Итка уже перестала сердиться.
— Когда я пришла вчера за продуктами, — стала она рассказывать, — за мной встали две модные дамочки. Обсуждали какую-то статью в журнале. Интервью с женщиной — профессором университета. Когда ее спросили, как она все успела — так далеко продвинуться в науке и вырастить троих детей, — она ответила: «А это потому, что у нас была Катенька. Дальняя родственница, которая с нами жила. Она вела хозяйство и воспитывала детей». Дамочки смеялись. «Так это Катенька сделала из нее профессора, — сказала одна. — Была бы у меня такая Катенька, я бы теперь тоже была профессор!»
Я громко рассмеялся.
— Не смейся, — одернула меня Итка. — Может, из нее и правда вышел бы профессор. Не из нее, так из другой какой-нибудь. Занятнее всего, на мой взгляд, что над этим смеялись сами женщины. Женщина, занимающаяся серьезным делом, не по душе остальным. Тут как-то выезжаю из гаража, а на тротуаре — тихая такая старушка. Увидела меня, нахмурилась и говорит: «Ты бы лучше кастрюлями занималась!». — «Вот приеду домой и начну заниматься», — отвечаю ей. Нет ведь, не успокоилась, косилась на меня, как ведьма.
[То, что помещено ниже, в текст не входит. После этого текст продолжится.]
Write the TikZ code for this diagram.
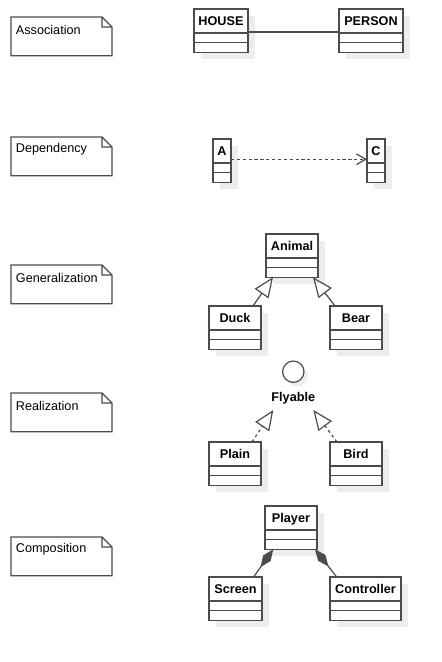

В тот вечер мы уже не возвращались к этой теме. Итка стала готовить ужин. Поговорили мы с ней, поговорили, а как мне быть с Волейником, осталось неясным.
Что, если у него действительно недоставало возможностей развиваться? Быть может, и других следовало шире привлекать к тяжелым случаям. Но что касается Волейника, тут меня не устраивало и другое. Безответственность. Решиться на такую операцию без совета и поддержки более опытного коллеги он не имел права.